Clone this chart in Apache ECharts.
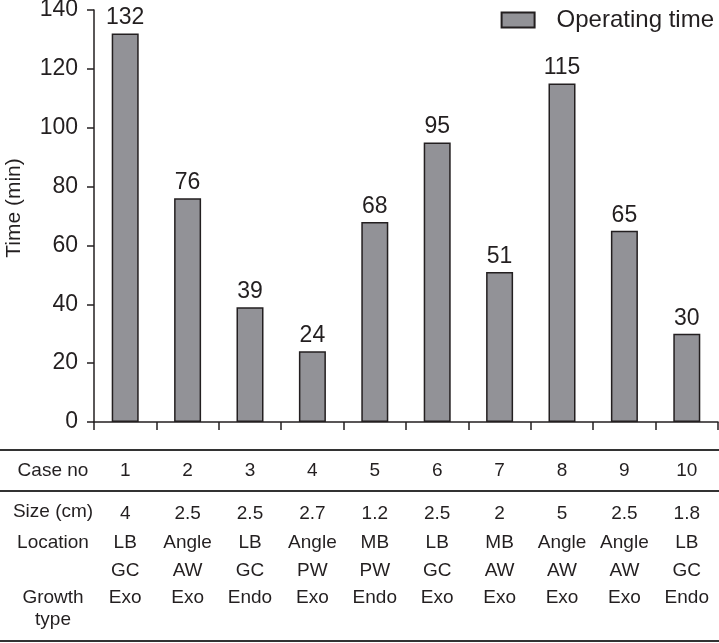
<!DOCTYPE html>
<html>
<head>
<meta charset="utf-8">
<script src="https://cdn.jsdelivr.net/npm/echarts@6/dist/echarts.min.js"></script>
<style>
html,body{margin:0;padding:0;background:#fff;}
#chart{width:719px;height:643px;}
</style>
</head>
<body>
<div id="chart"></div>
<script>
// ---- data ----
const caseNo = ['1','2','3','4','5','6','7','8','9','10'];
const operatingTime = [132, 76, 39, 24, 68, 95, 51, 115, 65, 30];
const sizeCm = ['4','2.5','2.5','2.7','1.2','2.5','2','5','2.5','1.8'];
const location1 = ['LB','Angle','LB','Angle','MB','LB','MB','Angle','Angle','LB'];
const location2 = ['GC','AW','GC','PW','PW','GC','AW','AW','AW','GC'];
const growthType = ['Exo','Exo','Endo','Exo','Endo','Exo','Exo','Exo','Exo','Endo'];
const rowHeaders = ['Case no','Size (cm)','Location','Growth\ntype'];
const seriesName = 'Operating time';
const yAxisName = 'Time (min)';

// ---- chart ----
const FONT = "'Liberation Sans', Arial, Helvetica, sans-serif";
const INK = '#231f20';
const chart = echarts.init(document.getElementById('chart'), null, {renderer:'canvas'});

function tableAxis(data, offset){
  return {
    type:'category', gridIndex:0, position:'bottom', offset:offset, data:data,
    axisLine:{show:false}, axisTick:{show:false}, splitLine:{show:false},
    axisLabel:{show:true, interval:0, margin:0, verticalAlign:'middle',
      fontFamily:FONT, fontSize:19, color:INK}
  };
}

const option = {
  animation:false,
  backgroundColor:'#ffffff',
  textStyle:{fontFamily:FONT},
  grid:{left:94, right:1, top:10, bottom:221, containLabel:false, outerBoundsMode:'none'},
  legend:{
    data:[seriesName], right:0, top:3, itemWidth:33, itemHeight:15, icon:'rect',
    textStyle:{fontFamily:FONT, fontSize:24, color:INK, padding:[0,0,0,17]}
  },
  xAxis:[
    {
      type:'category', gridIndex:0, data:caseNo, boundaryGap:true,
      axisLine:{show:true, lineStyle:{color:INK, width:1.5}},
      axisTick:{show:true, length:8, interval:0, lineStyle:{color:INK, width:1.5}},
      axisLabel:{show:false}, splitLine:{show:false}
    },
    tableAxis(caseNo, 49),
    tableAxis(sizeCm, 92),
    tableAxis(location1, 121),
    tableAxis(location2, 149),
    tableAxis(growthType, 176)
  ],
  yAxis:{
    type:'value', min:0, max:140, interval:20,
    name:yAxisName, nameLocation:'middle', nameGap:69, nameRotate:90,
    nameTextStyle:{fontFamily:FONT, fontSize:21, color:INK, padding:[0,0,0,16]},
    axisLine:{show:true, lineStyle:{color:INK, width:1.5}},
    axisTick:{show:true, length:7, lineStyle:{color:INK, width:1.5}},
    axisLabel:{margin:16, fontFamily:FONT, fontSize:23, color:INK},
    splitLine:{show:false}
  },
  series:[{
    name:seriesName, type:'bar', xAxisIndex:0, yAxisIndex:0,
    data:operatingTime, barWidth:27,
    itemStyle:{color:'#929297', borderColor:INK, borderWidth:1.5},
    label:{show:true, position:'top', distance:4, fontFamily:FONT, fontSize:23, color:INK}
  }],
  graphic:[
    {type:'line', shape:{x1:0,y1:450,x2:719,y2:450}, style:{stroke:'#333', lineWidth:2}},
    {type:'line', shape:{x1:0,y1:491,x2:719,y2:491}, style:{stroke:'#333', lineWidth:2}},
    {type:'line', shape:{x1:0,y1:641,x2:719,y2:641}, style:{stroke:'#333', lineWidth:2}},
    {type:'text', x:53, y:471, style:{text:rowHeaders[0], font:"19px "+FONT, fill:INK, align:'center', verticalAlign:'middle'}},
    {type:'text', x:53, y:512, style:{text:rowHeaders[1], font:"19px "+FONT, fill:INK, align:'center', verticalAlign:'middle'}},
    {type:'text', x:53, y:543, style:{text:rowHeaders[2], font:"19px "+FONT, fill:INK, align:'center', verticalAlign:'middle'}},
    {type:'text', x:53, y:587, style:{text:rowHeaders[3], font:"19px "+FONT, fill:INK, align:'center', verticalAlign:'top', lineHeight:22}}
  ]
};
chart.setOption(option);
</script>
</body>
</html>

# # #

| TASK TO CARRY OUT |
Return all of the data exactly as written, and drop the pictures.

| SOLUTION |
Clone this chart in Apache ECharts.
<!DOCTYPE html>
<html>
<head>
<meta charset="utf-8">
<script src="https://cdn.jsdelivr.net/npm/echarts@6/dist/echarts.min.js"></script>
<style>
html,body{margin:0;padding:0;background:#fff;}
#chart{width:719px;height:643px;}
</style>
</head>
<body>
<div id="chart"></div>
<script>
// ---- data ----
const caseNo = ['1','2','3','4','5','6','7','8','9','10'];
const operatingTime = [132, 76, 39, 24, 68, 95, 51, 115, 65, 30];
const sizeCm = ['4','2.5','2.5','2.7','1.2','2.5','2','5','2.5','1.8'];
const location1 = ['LB','Angle','LB','Angle','MB','LB','MB','Angle','Angle','LB'];
const location2 = ['GC','AW','GC','PW','PW','GC','AW','AW','AW','GC'];
const growthType = ['Exo','Exo','Endo','Exo','Endo','Exo','Exo','Exo','Exo','Endo'];
const rowHeaders = ['Case no','Size (cm)','Location','Growth\ntype'];
const seriesName = 'Operating time';
const yAxisName = 'Time (min)';

// ---- chart ----
const FONT = "'Liberation Sans', Arial, Helvetica, sans-serif";
const INK = '#231f20';
const chart = echarts.init(document.getElementById('chart'), null, {renderer:'canvas'});

function tableAxis(data, offset){
  return {
    type:'category', gridIndex:0, position:'bottom', offset:offset, data:data,
    axisLine:{show:false}, axisTick:{show:false}, splitLine:{show:false},
    axisLabel:{show:true, interval:0, margin:0, verticalAlign:'middle',
      fontFamily:FONT, fontSize:19, color:INK}
  };
}

const option = {
  animation:false,
  backgroundColor:'#ffffff',
  textStyle:{fontFamily:FONT},
  grid:{left:94, right:1, top:10, bottom:221, containLabel:false, outerBoundsMode:'none'},
  legend:{
    data:[seriesName], right:0, top:3, itemWidth:33, itemHeight:15, icon:'rect',
    textStyle:{fontFamily:FONT, fontSize:24, color:INK, padding:[0,0,0,17]}
  },
  xAxis:[
    {
      type:'category', gridIndex:0, data:caseNo, boundaryGap:true,
      axisLine:{show:true, lineStyle:{color:INK, width:1.5}},
      axisTick:{show:true, length:8, interval:0, lineStyle:{color:INK, width:1.5}},
      axisLabel:{show:false}, splitLine:{show:false}
    },
    tableAxis(caseNo, 49),
    tableAxis(sizeCm, 92),
    tableAxis(location1, 121),
    tableAxis(location2, 149),
    tableAxis(growthType, 176)
  ],
  yAxis:{
    type:'value', min:0, max:140, interval:20,
    name:yAxisName, nameLocation:'middle', nameGap:69, nameRotate:90,
    nameTextStyle:{fontFamily:FONT, fontSize:21, color:INK, padding:[0,0,0,16]},
    axisLine:{show:true, lineStyle:{color:INK, width:1.5}},
    axisTick:{show:true, length:7, lineStyle:{color:INK, width:1.5}},
    axisLabel:{margin:16, fontFamily:FONT, fontSize:23, color:INK},
    splitLine:{show:false}
  },
  series:[{
    name:seriesName, type:'bar', xAxisIndex:0, yAxisIndex:0,
    data:operatingTime, barWidth:27,
    itemStyle:{color:'#929297', borderColor:INK, borderWidth:1.5},
    label:{show:true, position:'top', distance:4, fontFamily:FONT, fontSize:23, color:INK}
  }],
  graphic:[
    {type:'line', shape:{x1:0,y1:450,x2:719,y2:450}, style:{stroke:'#333', lineWidth:2}},
    {type:'line', shape:{x1:0,y1:491,x2:719,y2:491}, style:{stroke:'#333', lineWidth:2}},
    {type:'line', shape:{x1:0,y1:641,x2:719,y2:641}, style:{stroke:'#333', lineWidth:2}},
    {type:'text', x:53, y:471, style:{text:rowHeaders[0], font:"19px "+FONT, fill:INK, align:'center', verticalAlign:'middle'}},
    {type:'text', x:53, y:512, style:{text:rowHeaders[1], font:"19px "+FONT, fill:INK, align:'center', verticalAlign:'middle'}},
    {type:'text', x:53, y:543, style:{text:rowHeaders[2], font:"19px "+FONT, fill:INK, align:'center', verticalAlign:'middle'}},
    {type:'text', x:53, y:587, style:{text:rowHeaders[3], font:"19px "+FONT, fill:INK, align:'center', verticalAlign:'top', lineHeight:22}}
  ]
};
chart.setOption(option);
</script>
</body>
</html>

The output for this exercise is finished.